Asparagus is one of the most valued vegetables and it can be grown easily here in New England. First you will need a garden spot with full sunshine. Second, but also a must, is a soil that is well drained with no standing water in early spring. The first step to making your asparagus bed is to dig a trench 10 to 12 inches deep and about the width of a shovel. In the bottom put 2" of peat moss and cow manure, well mixed. Add 2" of good garden soil and blend it with the peat and manure, keeping the mix level in the trench. I prefer using two-year-old plants to avoid any transplanting problems. The spacing is 6-12" apart.

Asparagus plants are basically clumps of thick, fibrous roots with a small swollen crown that will grow on top. In the trench make small, pyramid-shaped mounds of soil and spread the roots on top with the roots going in all directions with the crown resting on the top of the mound. The thing to remember is that these plants will be in the ground for up to 20 years and the better you prepare them, the better production you will get in return. The soil you use to fill the trench should be rich with organic matter and that comes from peat moss, compost or manure. Mix a minimum of 1/3 organic matter into the soil.

Asparagus will do best in a soil that is near neutral, so in our area you will have to add limestone. I recommend 1 lb per foot of row or 25 lbs per 25 plants. Just blend the limestone well into the soil before adding to the trench. Now carefully fill the trench covering the crown of the plant by 1 1/2" and with your hand, pack the soil down firmly. This should leave a depression 2-3" deep and extra soil.

As the plants develop over the next 3 weeks, you can gradually add the remaining soil until the trench is level with the rest of the garden. Water well a couple of times a week until the plants begin to grow rapidly by themselves. For fertilizer the first season, use a 10-10- 10 applied evenly throughout the row as you would apply rock salt to an icy sidewalk. Fertilize at the time of planting and again 6 weeks later. During the first couple of weeks it will do the roots a great deal of good is you use a liquid soluble fertilizer such as 20-20-20- a couple of times.

The first season you must not pick any of the asparagus spears because the plant must build up energy to get established. The second season just pick enough for one good feast. From the third year on you can pick for about 6- 10 weeks if you allow a few spears to mature during the harvesting period. From the second season on, you will help your crop to produce more heavily if you fertilize in early April with a 10-10-10 fertilizer and top dress with 25 lbs of cow manure. You may also apply nitrate of soda or organic nitrogen to help make the spears larger. Lime should be added to keep the soil sweet.

You may wonder why some spears come up nice and thick while others are small and thin. Asparagus has male and female plants and the male will have smaller spears but more of them. You can identify the sexes when they produce foliage because the female will grow small, ball-like fruit on the foliage. The fruit will be full of seeds and if you allow them to mature and dry on the plant the seeds will fall and start new plants which will keep the bed productive.

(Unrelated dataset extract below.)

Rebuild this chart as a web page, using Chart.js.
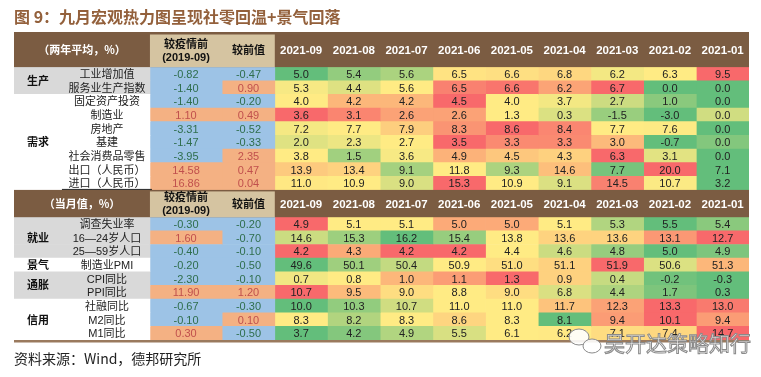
<!DOCTYPE html>
<html>
<head>
<meta charset="utf-8">
<script src="https://cdn.jsdelivr.net/npm/chart.js@4.4.1/dist/chart.umd.min.js"></script>
<style>
  html, body { margin: 0; padding: 0; background: #fff; }
  canvas { display: block; }
</style>
</head>
<body>
<canvas id="heat" width="761" height="377"></canvas>
<script>
// ---- data ----
const months = ['2021-09', '2021-08', '2021-07', '2021-06', '2021-05', '2021-04', '2021-03', '2021-02', '2021-01'];

const groups1 = ['生产', '需求'];
const groupSizes1 = [2, 7];
const items1 = ['工业增加值', '服务业生产指数', '固定资产投资', '制造业', '房地产', '基建', '社会消费品零售', '出口（人民币）', '进口（人民币）'];
const vsPre1 = [-0.82, -1.40, -1.40, 1.10, -3.31, -1.47, -3.95, 14.58, 16.86];
const vsPrev1 = [-0.47, 0.90, -0.20, 0.49, -0.52, -0.33, 2.35, 0.47, 0.04];
const heat1 = [
  [5.0, 5.4, 5.6, 6.5, 6.6, 6.8, 6.2, 6.3, 9.5],
  [5.3, 4.4, 5.6, 6.5, 6.6, 6.2, 6.7, 0.0, 0.0],
  [4.0, 4.2, 4.2, 4.5, 4.0, 3.7, 2.7, 1.0, 0.0],
  [3.6, 3.1, 2.6, 2.6, 1.3, 0.3, -1.5, -3.0, 0.0],
  [7.2, 7.7, 7.9, 8.3, 8.6, 8.4, 7.7, 7.6, 0.0],
  [2.0, 2.3, 2.7, 3.5, 3.3, 3.3, 3.0, -0.7, 0.0],
  [3.8, 1.5, 3.6, 4.9, 4.5, 4.3, 6.3, 3.1, 0.0],
  [13.9, 13.4, 9.1, 11.8, 9.3, 14.6, 7.7, 20.0, 7.1],
  [11.0, 10.9, 9.0, 15.3, 10.9, 9.1, 14.5, 10.7, 3.2]
];

const groups2 = ['就业', '景气', '通胀', '信用'];
const groupSizes2 = [3, 1, 2, 3];
const items2 = ['调查失业率', '16—24岁人口', '25—59岁人口', '制造业PMI', 'CPI同比', 'PPI同比', '社融同比', 'M2同比', 'M1同比'];
const vsPre2 = [-0.30, 1.60, -0.40, -0.20, -2.30, 11.90, -0.67, -0.10, 0.30];
const vsPrev2 = [-0.20, -0.70, -0.10, -0.50, -0.10, 1.20, -0.30, 0.10, -0.50];
const heat2 = [
  [4.9, 5.1, 5.1, 5.0, 5.0, 5.1, 5.3, 5.5, 5.4],
  [14.6, 15.3, 16.2, 15.4, 13.8, 13.6, 13.6, 13.1, 12.7],
  [4.2, 4.3, 4.2, 4.2, 4.4, 4.6, 4.8, 5.0, 4.9],
  [49.6, 50.1, 50.4, 50.9, 51.0, 51.1, 51.9, 50.6, 51.3],
  [0.7, 0.8, 1.0, 1.1, 1.3, 0.9, 0.4, -0.2, -0.3],
  [10.7, 9.5, 9.0, 8.8, 9.0, 6.8, 4.4, 1.7, 0.3],
  [10.0, 10.3, 10.7, 11.0, 11.0, 11.7, 12.3, 13.3, 13.0],
  [8.3, 8.2, 8.3, 8.6, 8.3, 8.1, 9.4, 10.1, 9.4],
  [3.7, 4.2, 4.9, 5.5, 6.1, 6.2, 7.1, 7.4, 14.7]
];
// unemployment rows: a low value is coloured red
const lowIsRed2 = [true, true, true, false, false, false, false, false, false];

// ---- layout: x in month-column units, y in row units ----
const X_CAT = 0, X_SUB = 0.91, X_PRE = 2.58, X_PREV = 3.95, X_MON = 4.95;
const X_END = X_MON + months.length;
const HEAD1 = [0, 2.5], HEAD2 = [11.5, 13.5];
const Y_END = HEAD2[1] + items2.length;

const BROWN = '#7b5c42', TAN = '#d5c4a1', GREY = '#d9d9d9';
const GREEN = [99, 190, 123], YELLOW = [255, 235, 132], RED = [248, 105, 107];
const FONT = '"Liberation Sans", "Noto Sans CJK SC", sans-serif';
const CJK = '"Noto Sans CJK SC", sans-serif';

function mix(a, b, t) {
  return 'rgb(' + a.map((v, i) => Math.round(v + (b[i] - v) * t)).join(',') + ')';
}
function heatColor(vals, v, lowIsRed) {
  const s = vals.slice().sort((a, b) => a - b);
  const lo = s[0], hi = s[s.length - 1], mid = s[Math.floor(s.length / 2)];
  const lowC = lowIsRed ? RED : GREEN, highC = lowIsRed ? GREEN : RED;
  if (v <= mid) return mid === lo ? mix(YELLOW, YELLOW, 0) : mix(lowC, YELLOW, (v - lo) / (mid - lo));
  return mix(YELLOW, highC, (v - mid) / (hi - mid));
}

function buildRows(items, groups, sizes, pre, prev, heat, lowIsRed, top) {
  const rows = [];
  let g = 0, n = 0;
  items.forEach((item, i) => {
    rows.push({ item, pre: pre[i], prev: prev[i], vals: heat[i], lowIsRed: lowIsRed ? lowIsRed[i] : false,
      y: top + i + 0.5, shaded: g % 2 === 0 });
    n++;
    if (n === sizes[g]) { g++; n = 0; }
  });
  return rows;
}
const rows = buildRows(items1, groups1, groupSizes1, vsPre1, vsPrev1, heat1, null, HEAD1[1])
  .concat(buildRows(items2, groups2, groupSizes2, vsPre2, vsPrev2, heat2, lowIsRed2, HEAD2[1]));

const signColor = v => v < 0 ? '#9dc3e6' : '#f4b183';

const datasets = [
  { data: rows.map(r => ({ y: r.y, x: [X_CAT, X_PRE] })), backgroundColor: rows.map(r => r.shaded ? GREY : '#ffffff') },
  { data: rows.map(r => ({ y: r.y, x: [X_PRE, X_PREV] })), backgroundColor: rows.map(r => signColor(r.pre)) },
  { data: rows.map(r => ({ y: r.y, x: [X_PREV, X_MON] })), backgroundColor: rows.map(r => signColor(r.prev)) }
];
months.forEach((m, j) => {
  datasets.push({
    data: rows.map(r => ({ y: r.y, x: [X_MON + j, X_MON + j + 1] })),
    backgroundColor: rows.map(r => heatColor(r.vals, r.vals[j], r.lowIsRed))
  });
});

// text centred vertically on y, using the alphabetic baseline so CJK and Latin line up
function text(ctx, str, x, y, size, family, color, opts) {
  opts = opts || {};
  ctx.font = (opts.bold ? 'bold ' : '') + size + 'px ' + family;
  ctx.fillStyle = color;
  ctx.textAlign = opts.align || 'center';
  ctx.textBaseline = 'alphabetic';
  ctx.fillText(str, x, y + size * 0.37);
}

const tablePlugin = {
  id: 'table',
  afterDatasetsDraw(chart) {
    const { ctx, scales: { x, y } } = chart;
    const px = v => x.getPixelForValue(v), py = v => y.getPixelForValue(v);
    ctx.save();

    // header bands
    [[HEAD1, '（两年平均，%）'], [HEAD2, '（当月值，%）']].forEach(([h, label]) => {
      const y0 = py(h[0]), y1 = py(h[1]), ym = (y0 + y1) / 2;
      ctx.fillStyle = BROWN;
      ctx.fillRect(px(X_CAT), y0, px(X_END) - px(X_CAT), y1 - y0);
      ctx.fillStyle = TAN;
      ctx.fillRect(px(X_PRE), y0 + 1.5, px(X_MON) - px(X_PRE), y1 - y0 - 1.5);
      text(ctx, label, px((X_CAT + X_PRE) / 2), ym, 11, CJK, '#fff', { bold: true });
      text(ctx, '较疫情前', px((X_PRE + X_PREV) / 2), ym - 6.5, 11, CJK, '#111', { bold: true });
      text(ctx, '(2019-09)', px((X_PRE + X_PREV) / 2), ym + 6.5, 11, FONT, '#111', { bold: true });
      text(ctx, '较前值', px((X_PREV + X_MON) / 2), ym, 11, CJK, '#111', { bold: true });
      months.forEach((m, j) => text(ctx, m, px(X_MON + j + 0.5), ym, 11.5, FONT, '#fff', { bold: true }));
    });

    // group labels
    [[groups1, groupSizes1, HEAD1[1]], [groups2, groupSizes2, HEAD2[1]]].forEach(([gs, sizes, top]) => {
      let start = top;
      gs.forEach((g, i) => {
        text(ctx, g, px((X_CAT + X_SUB) / 2), py(start + sizes[i] / 2), 11, CJK, '#111', { bold: true });
        start += sizes[i];
      });
    });

    // row labels and values
    rows.forEach(r => {
      const yy = py(r.y);
      text(ctx, r.item, px((X_SUB + X_PRE) / 2) + 1, yy, 11, FONT, '#222');
      text(ctx, r.pre.toFixed(2), px((X_PRE + X_PREV) / 2), yy, 11, FONT, r.pre < 0 ? '#2f6e4d' : '#c0504d');
      text(ctx, r.prev.toFixed(2), px((X_PREV + X_MON) / 2), yy, 11, FONT, r.prev < 0 ? '#2f6e4d' : '#c0504d');
      r.vals.forEach((v, j) => text(ctx, v.toFixed(1), px(X_MON + j + 0.5), yy, 11, FONT, '#222'));
    });

    // rules
    ctx.fillStyle = BROWN;
    ctx.fillRect(px(X_CAT), py(0) - 1, px(X_END) - px(X_CAT), 2);
    ctx.fillStyle = '#9a7a5e';
    ctx.fillRect(px(X_CAT), py(Y_END), px(X_END) - px(X_CAT), 2.5);
    ctx.fillStyle = '#222';
    ctx.fillRect(px(X_SUB), py(HEAD2[0]) - 1, px(X_PRE) - px(X_SUB) + 2, 1);

    // title and source
    text(ctx, '图 9：九月宏观热力图呈现社零回温+景气回落', 14, 17, 16, CJK, '#93603b', { bold: true, align: 'left' });
    text(ctx, '资料来源：Wind，德邦研究所', 14, 359, 14, CJK, '#222', { align: 'left' });

    // watermark
    ctx.strokeStyle = '#8a8a8a';
    ctx.lineWidth = 1;
    ctx.fillStyle = 'rgba(255,255,255,0.9)';
    ctx.beginPath(); ctx.ellipse(579, 337, 10, 8, 0, 0, Math.PI * 2); ctx.fill(); ctx.stroke();
    ctx.beginPath(); ctx.ellipse(592, 346, 9, 7, 0, 0, Math.PI * 2); ctx.fill(); ctx.stroke();
    ctx.font = '21px ' + CJK;
    ctx.textAlign = 'left';
    ctx.textBaseline = 'alphabetic';
    ctx.fillStyle = 'rgba(255,255,255,0.85)';
    ctx.fillText('吴开达策略知行', 604, 351);
    ctx.strokeText('吴开达策略知行', 604, 351);

    ctx.restore();
  }
};

new Chart(document.getElementById('heat'), {
  type: 'bar',
  data: { datasets },
  options: {
    indexAxis: 'y',
    responsive: false,
    animation: false,
    events: [],
    layout: { padding: { left: 14, right: 12, top: 33, bottom: 37 } },
    datasets: { bar: { grouped: false, barPercentage: 1, categoryPercentage: 1, borderWidth: 0, borderSkipped: false } },
    scales: {
      x: { type: 'linear', min: X_CAT, max: X_END, display: false, offset: false },
      y: { type: 'linear', min: 0, max: Y_END, reverse: true, display: false, offset: false, ticks: { stepSize: 5 } }
    },
    plugins: { legend: { display: false }, tooltip: { enabled: false } }
  },
  plugins: [tablePlugin]
});
</script>
</body>
</html>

Weed control is a must and the soil should be cultivated several times during the season so new plants have a soft soil to germinate in. You may also cover the row with salt marsh hay to control weeds if weeding becomes a problem.

When harvesting your asparagus, cut into the ground 1-2" for full enjoyment of the spear. The spear should be 7-9" long when cut and there will be days when you will have to cut morning and evening. If spears come out of the soil with a crook it may be a result of your knife damaging young plants and you will have to begin harvesting above the ground. Try not to leave a stub above the ground because insects and disease may enter the plant. Insect pests are few for the asparagus, the asparagus beetle being the most serious. These can be controlled with Malathion and Trotenone. Do not apply within one day of harvest. The insect is about 1/4" in size and will feed on new spears and foliage. Dust plants weekly and your problems will be few. Cut worms may be a problem but usually in wet weather only. These are dull gray, about 1 1/4" long and feed on the base of the spear. If you choose the hybrid varieties of Mary Washington, asparagus disease will be no problem for your plants!